| Record excerpts |
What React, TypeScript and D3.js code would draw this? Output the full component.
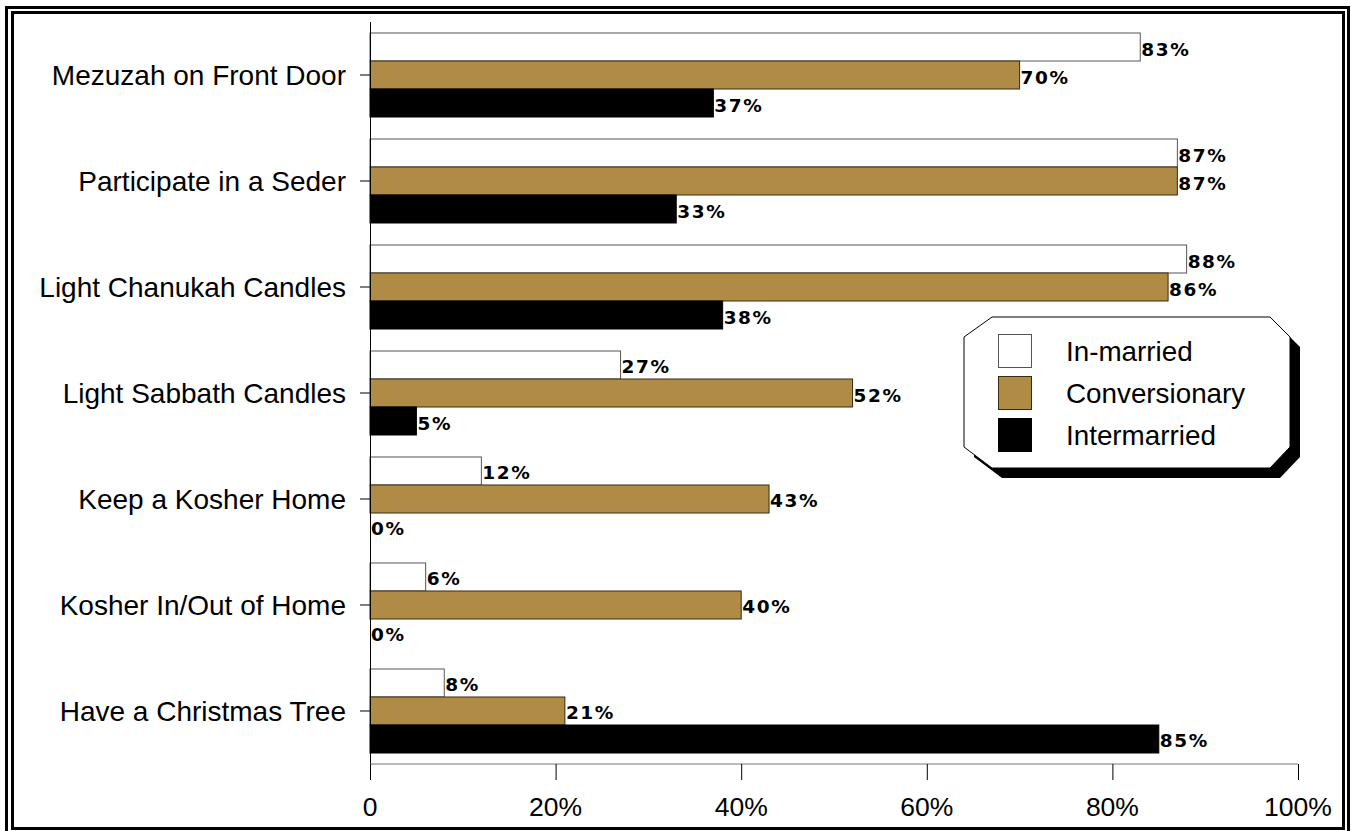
import React from "react";
import * as d3 from "d3";

const categories = [
  "Mezuzah on Front Door",
  "Participate in a Seder",
  "Light Chanukah Candles",
  "Light Sabbath Candles",
  "Keep a Kosher Home",
  "Kosher In/Out of Home",
  "Have a Christmas Tree",
];
const seriesNames = ["In-married", "Conversionary", "Intermarried"];
const inMarried = [83, 87, 88, 27, 12, 6, 8];
const conversionary = [70, 87, 86, 52, 43, 40, 21];
const intermarried = [37, 33, 38, 5, 0, 0, 85];
const xTicks = [0, 20, 40, 60, 80, 100];
const tickLabels = ["0", "20%", "40%", "60%", "80%", "100%"];

const colors = ["#ffffff", "#B08B45", "#000000"];
const strokes = ["#555555", "#3a2a10", "#000000"];

export default function App() {
  const W = 1351, H = 831;
  const x = d3.scaleLinear().domain([0, 100]).range([370, 1298]);
  const band = d3.scaleBand<string>().domain(categories).range([22, 764]).paddingInner(0.2075).paddingOuter(0.1038);
  const series = [inMarried, conversionary, intermarried];
  const sub = d3.scaleBand<number>().domain([0, 1, 2]).range([0, band.bandwidth()]);
  const font = "'Liberation Sans', Arial, sans-serif";

  const legendPoly = (ox: number, oy: number) => {
    const pts = [
      [992, 317], [1270, 317], [1290, 337], [1290, 447], [1270, 468], [992, 468], [964, 447], [964, 337],
    ];
    return pts.map(([a, b]) => `${a + ox},${b + oy}`).join(" ");
  };

  return (
    <svg width={W} height={H} style={{ position: "absolute", left: 0, top: 0 }}>
      <rect x={0} y={0} width={W} height={H} fill="#fff" />
      <rect x={6.5} y={7.5} width={1342} height={830} fill="none" stroke="#000" strokeWidth={3} />
      <rect x={12.5} y={12.5} width={1331} height={816} fill="none" stroke="#000" strokeWidth={3} />

      {categories.map((c, ci) => (
        <g key={c}>
          {series.map((vals, si) => {
            const by = band(c)! + sub(si)!;
            const w = x(vals[ci]) - x(0);
            return (
              <g key={si}>
                <rect x={x(0)} y={by} width={w} height={sub.bandwidth()} fill={colors[si]} stroke={strokes[si]} strokeWidth={vals[ci] === 0 ? 2 : 1} />
                <text x={x(vals[ci]) + 1} y={by + sub.bandwidth() / 2 + 8.5} fontFamily="'DejaVu Sans', sans-serif" fontWeight="bold" fontSize={18.5} letterSpacing={1.6} fill="#000">
                  {vals[ci]}%
                </text>
              </g>
            );
          })}
          <line x1={360} x2={370} y1={band(c)! + band.bandwidth() / 2} y2={band(c)! + band.bandwidth() / 2} stroke="#000" />
          <text x={346} y={band(c)! + band.bandwidth() / 2 + 10} textAnchor="end" fontFamily={font} fontSize={28} fill="#000">{c}</text>
        </g>
      ))}

      <line x1={370.5} x2={370.5} y1={22} y2={780} stroke="#000" />
      <line x1={370} x2={1298} y1={764} y2={764} stroke="#777" />
      {xTicks.map((t, i) => (
        <g key={t}>
          <line x1={x(t) + 0.5} x2={x(t) + 0.5} y1={764} y2={780} stroke="#000" />
          <text x={x(t)} y={816} textAnchor="middle" fontFamily={font} fontSize={26.5} fill="#000">{tickLabels[i]}</text>
        </g>
      ))}

      <polygon points={legendPoly(10, 10)} fill="#000" />
      <polygon points={legendPoly(0, 0)} fill="#fff" stroke="#000" strokeWidth={1} />
      {seriesNames.map((n, i) => (
        <g key={n}>
          <rect x={998.5} y={334.5 + i * 42} width={33} height={33} fill={colors[i]} stroke={strokes[i]} />
          <text x={1066} y={351 + i * 42 + 10} fontFamily={font} fontSize={27.8} fill="#000">{n}</text>
        </g>
      ))}
    </svg>
  );
}
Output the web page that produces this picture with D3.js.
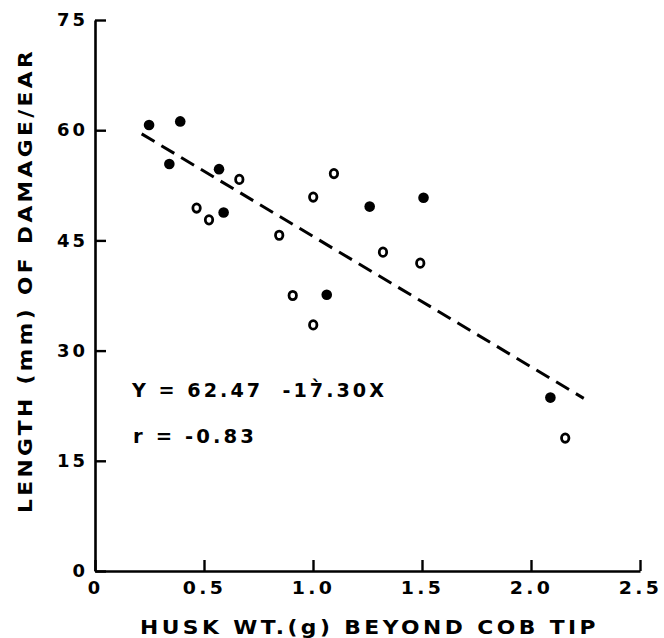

| Aim of the exercise |
Return the material line for line, from its beginning to the line that contains "import * as", with the pictures left out.

| Correct result |
What React, TypeScript and D3.js code would draw this? Output the full component.
import React from "react";
import * as d3 from "d3";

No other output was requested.